The second pan was a rimmed cookie sheet and baked at 400 for 30 minutes.  I liked how they were crispier, but a lot of coating stuck to the foil.

Marinara Dipping Sauce
1 can Italian style stewed tomatoes
1/2 onion, chopped small
a couple cloves of garlic, minced
about 2 teaspoons each basil and oregano
a generous pinch of cayenne pepper
salt

Put everything (except the salt) in a small saucepan, and simmer for as long as you have time for (at least half an hour).  Add water if it starts looking too thick, or sputtering too much, or sticking to the bottom of the pan.
Add salt to taste.
Remove from the heat, and blend with an immersion blender.

Soup

This was a plain, old, nothing special soup. (Not bad, but not very exciting.)

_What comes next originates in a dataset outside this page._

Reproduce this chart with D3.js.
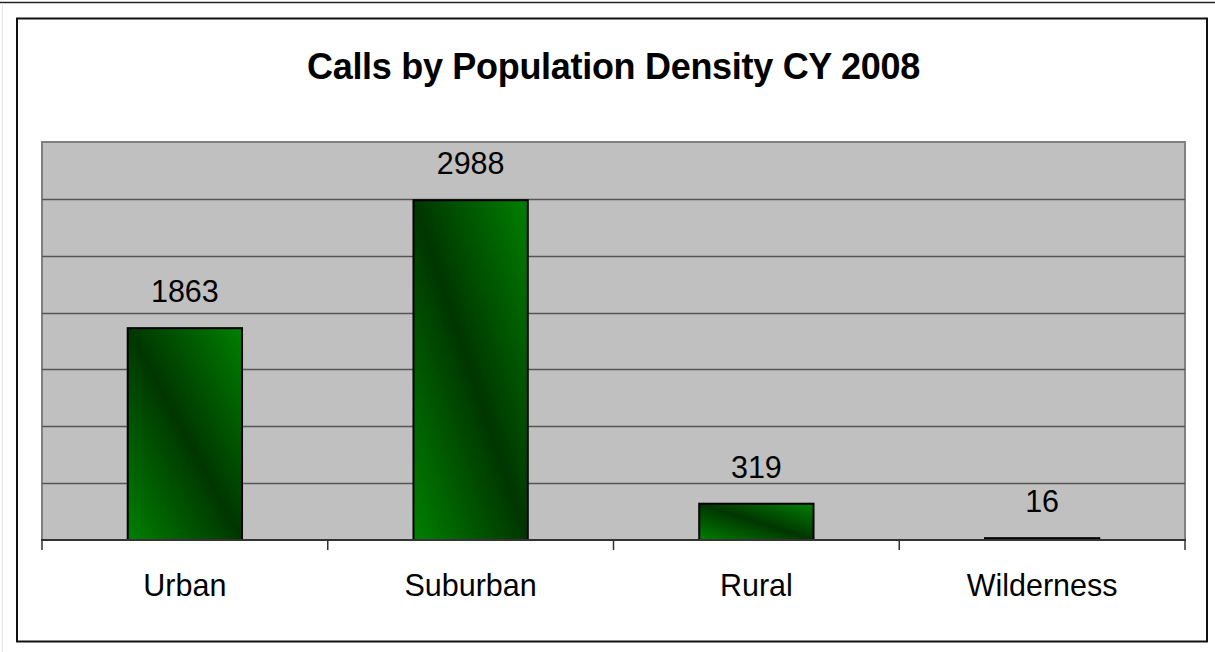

a tablespoon or two of olive oil
1 onion
a few cloves of garlic
3 carrots
3 ribs of celery
about a quart of stock from smoked turkey
a kielbasa
salt (because my stock wasn't previously salted)

Chop the onion.
Warm the olive oil in a large saucepan.
Start sauteing the onion.
Mince the garlic, and add it to the pan.
Chop the carrots, and add them.
Chop the celery and add them.
Continue to saute until the onion is starting to look translucent.
Add the stock.  Let it boil/simmer for quite a while, until the vegetables are getting soft.
Chop the kielbasa, and add it.  Simmer until it's hot through.
Taste the broth, and add salt to taste.